Technical Computing Languages as Enablers for Parallel Computing

“It was the best of times, it was the worst of times…” opens “A Tale of Two Cities” by Charles Dickens. The passage referred to the French Revolution, but today it could refer to the revolution ongoing in parallel computing. It is the ‘best of times’ for hardware.

Multi-core processors, HPC clusters, grids, clouds, and GPUs grow in popularity and availability. However, examine the software in the market and it is the ‘worst of times’. There is a gap between what the hardware offers in terms of performance and what is being realized by both the commercially sold software as well as what is being developed in-house. To date, training in parallel programming has been scarce for engineers and scientists.

The situation is changing, though, as technical computing software is increasingly utilizing parallel hardware. High level technical languages such as MATLAB have been steadily adding features to allow their users to solve bigger problems, faster, with parallel resources. Parallel computing is no longer limited to C and FORTRAN programmers who understand the nuances of MPI or OpenMP.


Ideal versus Realistic Language Options

It would be ideal if software, new and old, sped up automatically as new cores were added to their systems. It would be ideal if technical computing languages could automatically take advantage of parallel hardware and ‘do the right thing’ without burdening the end user with reprogramming anything. It would be ideal if old programming paradigms were sufficient for utilizing parallel hardware effectively.

Unfortunately, this won’t be the case. Automatically utilization of parallel hardware is called ‘implicit parallelism’ and has been the Holy Grail of parallel computing research.
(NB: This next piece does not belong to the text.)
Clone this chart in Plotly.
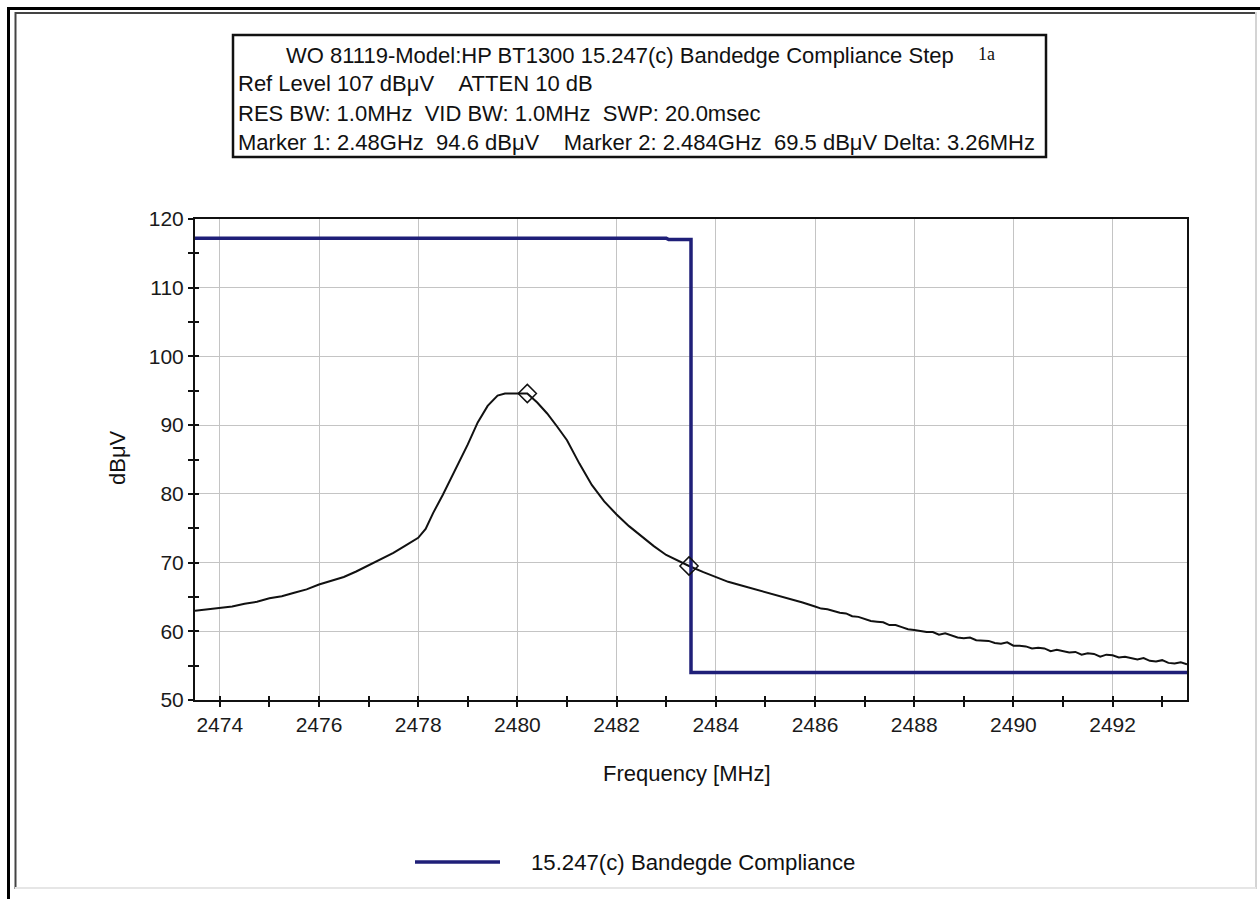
import plotly.graph_objects as go

# Measured spectrum trace (MHz, dBuV)
freq_mhz = [
    2473.50, 2473.75, 2474.00, 2474.25, 2474.50, 2474.75, 2475.00, 2475.25,
    2475.50, 2475.75, 2476.00, 2476.25, 2476.50, 2476.75, 2477.00, 2477.25,
    2477.50, 2477.75, 2478.00, 2478.15, 2478.30, 2478.50, 2478.75, 2479.00,
    2479.20, 2479.40, 2479.60, 2479.75, 2480.00, 2480.20, 2480.40, 2480.60,
    2480.80, 2481.00, 2481.25, 2481.50, 2481.75, 2482.00, 2482.25, 2482.50,
    2482.75, 2483.00, 2483.25, 2483.46, 2483.75, 2484.00, 2484.25, 2484.50,
    2484.75, 2485.00, 2485.25, 2485.50, 2485.75,
    2486.000, 2486.125, 2486.250, 2486.375, 2486.500, 2486.625, 2486.750, 2486.875,
    2487.000, 2487.125, 2487.250, 2487.375, 2487.500, 2487.625, 2487.750, 2487.875,
    2488.000, 2488.125, 2488.250, 2488.375, 2488.500, 2488.625, 2488.750, 2488.875,
    2489.000, 2489.125, 2489.250, 2489.375, 2489.500, 2489.625, 2489.750, 2489.875,
    2490.000, 2490.125, 2490.250, 2490.375, 2490.500, 2490.625, 2490.750, 2490.875,
    2491.000, 2491.125, 2491.250, 2491.375, 2491.500, 2491.625, 2491.750, 2491.875,
    2492.000, 2492.125, 2492.250, 2492.375, 2492.500, 2492.625, 2492.750, 2492.875,
    2493.000, 2493.125, 2493.250, 2493.375, 2493.500,
]
level_dbuv = [
    63.0, 63.2, 63.4, 63.6, 64.0, 64.3, 64.8, 65.1,
    65.6, 66.1, 66.8, 67.3, 67.9, 68.7, 69.6, 70.4,
    71.4, 72.5, 73.6, 74.9, 77.2, 79.9, 83.5, 87.2,
    90.4, 92.8, 94.3, 94.6, 94.6, 94.6, 93.3, 91.7,
    89.8, 87.8, 84.4, 81.3, 78.9, 77.0, 75.3, 73.8,
    72.4, 71.1, 70.2, 69.5, 68.6, 67.9, 67.2, 66.7,
    66.2, 65.7, 65.2, 64.8, 64.2,
    63.6, 63.3, 63.2, 62.9, 62.7, 62.6, 62.2, 62.1,
    61.8, 61.5, 61.4, 61.3, 60.9, 60.9, 60.6, 60.3,
    60.2, 60.0, 59.9, 59.9, 59.5, 59.7, 59.4, 59.1,
    59.0, 59.1, 58.7, 58.6, 58.6, 58.3, 58.2, 58.4,
    57.9, 57.9, 57.8, 57.5, 57.6, 57.5, 57.1, 57.3,
    57.1, 56.9, 57.0, 56.6, 56.8, 56.7, 56.3, 56.6,
    56.5, 56.2, 56.3, 56.1, 55.9, 56.1, 55.7, 55.6,
    55.8, 55.4, 55.3, 55.5, 55.2,
]

# 15.247(c) band-edge limit line
limit_freq = [2473.5, 2483.0, 2483.05, 2483.5, 2483.5, 2493.5]
limit_level = [117.2, 117.2, 117.0, 117.0, 54.0, 54.0]

# Analyzer markers
marker_freq = [2480.2, 2483.46]
marker_level = [94.6, 69.5]

header_lines = [
    "WO 81119-Model:HP BT1300 15.247(c) Bandedge Compliance Step",
    "Ref Level 107 dBμV\u00a0\u00a0\u00a0\u00a0ATTEN 10 dB",
    "RES BW: 1.0MHz\u00a0\u00a0VID BW: 1.0MHz\u00a0\u00a0SWP: 20.0msec",
    "Marker 1: 2.48GHz\u00a0\u00a094.6 dBμV\u00a0\u00a0\u00a0\u00a0Marker 2: 2.484GHz\u00a0\u00a069.5 dBμV Delta: 3.26MHz",
]
step_label = "1a"
legend_label = "15.247(c) Bandegde Compliance"
x_title = "Frequency [MHz]"
y_title = "dBμV"

FONT = "Liberation Sans, Arial, sans-serif"
NAVY = "#1f1f78"
INK = "#111111"

W, H = 1260, 899
L, R, T, B = 195, 1187, 219, 700


def px(x):
    return (x - L) / (R - L)


def py(y):
    return (B - y) / (B - T)


fig = go.Figure()

fig.add_trace(go.Scatter(
    x=freq_mhz, y=level_dbuv, mode="lines",
    line=dict(color=INK, width=2), showlegend=False, hoverinfo="x+y",
))
fig.add_trace(go.Scatter(
    x=limit_freq, y=limit_level, mode="lines",
    line=dict(color=NAVY, width=3.5), name=legend_label, showlegend=False,
))
fig.add_trace(go.Scatter(
    x=marker_freq, y=marker_level, mode="markers", xaxis="x2", yaxis="y2",
    marker=dict(symbol="diamond-open", size=14, color=INK,
                line=dict(width=1.5, color=INK)),
    showlegend=False,
))

tick_font = dict(family=FONT, size=21, color="#1a1a1a")
x_range = [2473.5, 2493.5]
y_range = [50, 120]

shapes = []
annotations = []

# window frame
shapes += [
    dict(type="line", xref="paper", yref="paper", x0=px(8.5), x1=px(W), y0=py(8.5), y1=py(8.5),
         line=dict(color="black", width=3)),
    dict(type="line", xref="paper", yref="paper", x0=px(8.5), x1=px(8.5), y0=py(7), y1=py(H),
         line=dict(color="black", width=3)),
    dict(type="line", xref="paper", yref="paper", x0=px(15), x1=px(1256), y0=py(13), y1=py(13),
         line=dict(color="#444444", width=2)),
    dict(type="line", xref="paper", yref="paper", x0=px(15.5), x1=px(15.5), y0=py(12), y1=py(889),
         line=dict(color="#444444", width=2)),
    dict(type="line", xref="paper", yref="paper", x0=px(1256), x1=px(1256), y0=py(12), y1=py(889),
         line=dict(color="#d4d4d4", width=2)),
    dict(type="line", xref="paper", yref="paper", x0=px(15), x1=px(1256), y0=py(888), y1=py(888),
         line=dict(color="#e6e6e6", width=2)),
]

# header box
shapes.append(dict(type="rect", xref="paper", yref="paper",
                   x0=px(233), x1=px(1046), y0=py(35), y1=py(157),
                   line=dict(color=INK, width=2.5), fillcolor="white"))
line_y = [55, 84, 113, 142]
line_x = [284, 236, 236, 236]
for text, xx, yy in zip(header_lines, line_x, line_y):
    annotations.append(dict(
        xref="paper", yref="paper", x=px(xx), y=py(yy), text=text, showarrow=False,
        xanchor="left", yanchor="middle", font=dict(family=FONT, size=22, color=INK),
    ))
annotations.append(dict(
    xref="paper", yref="paper", x=px(976), y=py(54), text=step_label, showarrow=False,
    xanchor="left", yanchor="middle",
    font=dict(family="Liberation Serif, Times New Roman, serif", size=18, color=INK),
))

# legend key
shapes.append(dict(type="line", xref="paper", yref="paper",
                   x0=px(415), x1=px(500), y0=py(862), y1=py(862),
                   line=dict(color=NAVY, width=3.5)))
annotations.append(dict(
    xref="paper", yref="paper", x=px(529), y=py(862), text=legend_label, showarrow=False,
    xanchor="left", yanchor="middle", font=dict(family=FONT, size=22.2, color=INK),
))

# axis titles
annotations.append(dict(
    xref="paper", yref="paper", x=px(687), y=py(773), text=x_title, showarrow=False,
    xanchor="center", yanchor="middle", font=dict(family=FONT, size=22, color=INK),
))
annotations.append(dict(
    xref="paper", yref="paper", x=px(117), y=py(458), text=y_title, showarrow=False,
    textangle=-90, xanchor="center", yanchor="middle",
    font=dict(family=FONT, size=22, color=INK),
))

common_x = dict(range=x_range, tick0=2474, dtick=2)
common_y = dict(range=y_range, tick0=50, dtick=10)

fig.update_layout(
    width=W, height=H,
    margin=dict(l=L, r=W - R, t=T, b=H - B, pad=0),
    paper_bgcolor="white", plot_bgcolor="white",
    showlegend=False,
    xaxis=dict(
        **common_x, showgrid=True, gridcolor="#c4c4c4", gridwidth=1,
        showline=True, linecolor=INK, linewidth=2, mirror=True,
        ticks="outside", ticklen=5, tickwidth=1.5, tickcolor=INK,
        minor=dict(dtick=1, tick0=2474, ticks="outside", ticklen=5, tickwidth=1.5,
                   tickcolor=INK, showgrid=False),
        tickfont=tick_font, zeroline=False,
    ),
    yaxis=dict(
        **common_y, showgrid=True, gridcolor="#c4c4c4", gridwidth=1,
        showline=True, linecolor=INK, linewidth=2, mirror=True,
        ticks="outside", ticklen=5, tickwidth=1.5, tickcolor=INK,
        minor=dict(dtick=5, tick0=50, ticks="outside", ticklen=5, tickwidth=1.5,
                   tickcolor=INK, showgrid=False),
        tickfont=tick_font, zeroline=False,
    ),
    # inner halves of the crossing tick marks
    xaxis2=dict(
        **common_x, overlaying="x", anchor="y2", side="bottom", showgrid=False,
        showline=False, showticklabels=False, zeroline=False,
        ticks="inside", ticklen=4, tickwidth=1.5, tickcolor=INK,
        minor=dict(dtick=1, tick0=2474, ticks="inside", ticklen=4, tickwidth=1.5,
                   tickcolor=INK, showgrid=False),
    ),
    yaxis2=dict(
        **common_y, overlaying="y", anchor="x2", side="left", showgrid=False,
        showline=False, showticklabels=False, zeroline=False,
        ticks="inside", ticklen=4, tickwidth=1.5, tickcolor=INK,
        minor=dict(dtick=5, tick0=50, ticks="inside", ticklen=4, tickwidth=1.5,
                   tickcolor=INK, showgrid=False),
    ),
    shapes=shapes,
    annotations=annotations,
)

fig.write_html("out.html")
There has been some success, though typically narrowly focused. For example, several of the BLAS (Basic Linear Algebra Subprograms) implementations have added multi-threaded matrix manipulation. The Intel FORTRAN compiler has implicit technologies designed for looping structures,including ‘Auto-parallelization’ (TLP) for outer loops and ‘Auto-vectorization’ (ILP) for inner loops. Other examples exist, but the overall impact of implicit parallelism has been small compared with the success of explicit parallelism. Explicit parallelism, though, places the burden of extracting performance from multiple cores on the programmer.


Explicit Parallelism

With explicit parallelism, programmers use specialized functions to call on the power of parallel hardware. These programmers could be anyone, but traditionally parallel programming has required knowledge a computer scientist would have rather than an engineer or other scientist.

There are numerous low-level technologies available. For example, CUDA was developed by NVIDIA to provide access compatible Graphics Processing Units (GPUs) for general computations. Programmers can use the GPU processing power from languages such as C.

A programmer who wanted to use a GPU with this technique would need to know both C and CUDA. They would also have to understand how to write parallel programs rather than serial programs because there is a difference between them. If a programmer instead wanted to write a C program that could use multiple cores or processors (CPUs) they would instead need to learn a technology such as OpenMP or MPI (Message Passing Interface). Their CUDA knowledge would not be directly useful because CUDA GPUs are not built in to a standard system.

What’s common with these solutions is that they are geared for programmers using a low level language such as C, experience with parallel programming concepts, and knowledge of a particular API for a particular hardware solution. They are in the sweet spot for high performance computing (HPC) experts, and an engineer or scientist going this route have to go through a learning curve which requires them to become HPC savvy as well.